Early intervention for children with or at high risk for cerebral palsy should begin “as soon as possible” in order to build on “a critical developmental time,” according to results of a systematic review published in JAMA Pediatrics.
Researchers conducted the review to develop clinical guidelines for early intervention among children at high risk for cerebral palsy (CP) and their families … the researchers searched six databases for “the best available evidence” regarding early interventions tailored for CP across nine domains related to motor function, cognitive skills, communication, eating and drinking, vision, sleep, managing muscle tone, musculoskeletal health and parental support among children aged 0 to 2 years at high risk for or with CP.
The strongest evidence supported 28 recommendations, of which 24 were for and four were against, related to the nine domains, with the most recommendations in the domains of sleep and communication at seven each and the fewest in the domain of muscle tone at one.
“Early targeted intervention builds on a critical developmental time for plasticity of developing systems,” Morgan (Catherine Morgan, PhD, a research fellow at the Cerebral Palsy Alliance Research Institute in Australia) and colleagues wrote.

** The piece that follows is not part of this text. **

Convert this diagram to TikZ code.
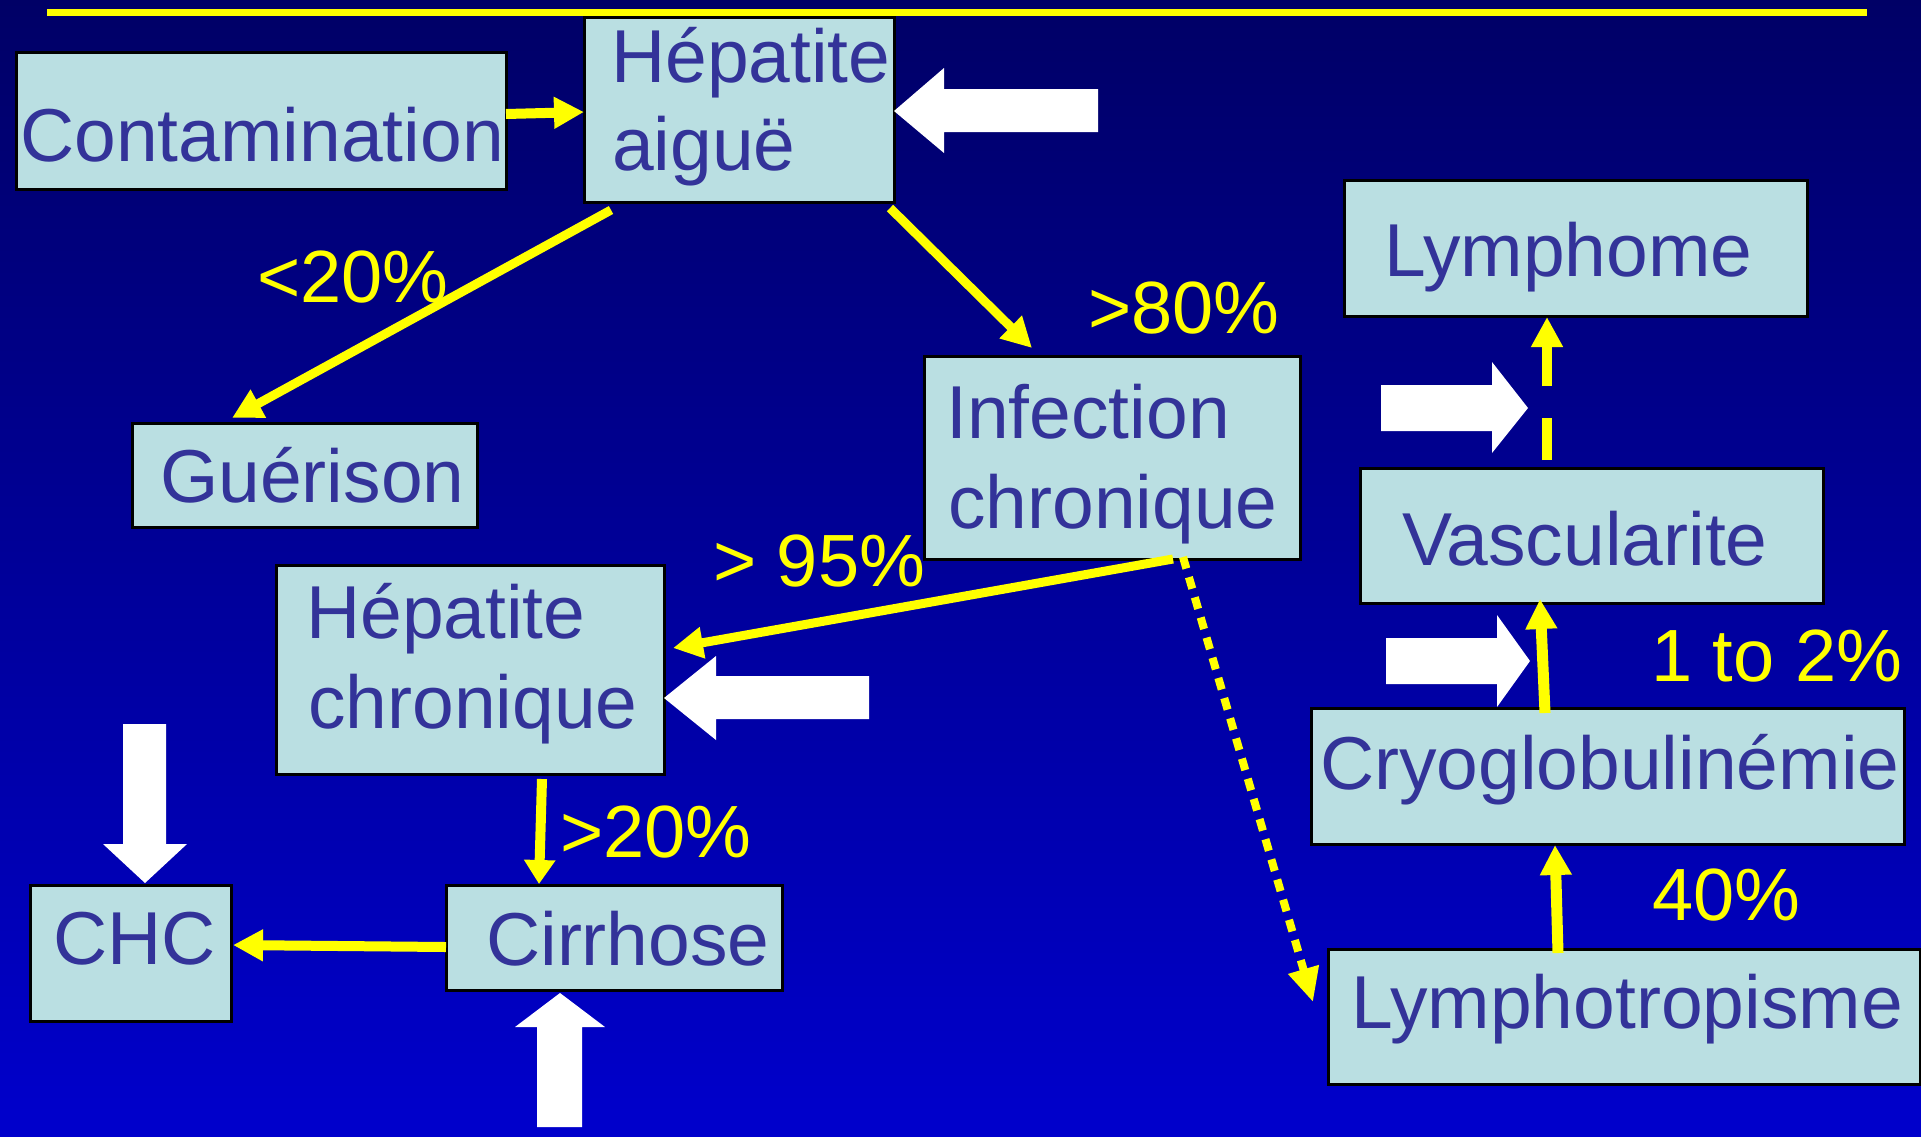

Early Intervention in Cerebral Palsy and Beyond (JAMA Pediatrics):
Cerebral palsy (CP) is a group of major neurodevelopmental disabilities that mainly affect early motor development, with movement, posture, and secondarily musculoskeletal impairments. The motor disorders are often associated with other neurodevelopmental diseases, such as intellectual disability, speech or language impairment, autism spectrum disorder, attention deficit, or comorbidities, such as epilepsy or psychiatric disorders, relative to the general population. Currently, early diagnosis of high-risk CP offers the opportunity for early intervention at a critical developmental plasticity window. The earlier we intervene, the better the outcome is. The international clinical guideline by Morgan et al in this issue of JAMA Pediatrics advocates, based on a high standard of evidence, for an early intervention for children aged 0 to 2 years who have CP or are at high risk of CP. This is a time window that encompasses maximum brain plasticity.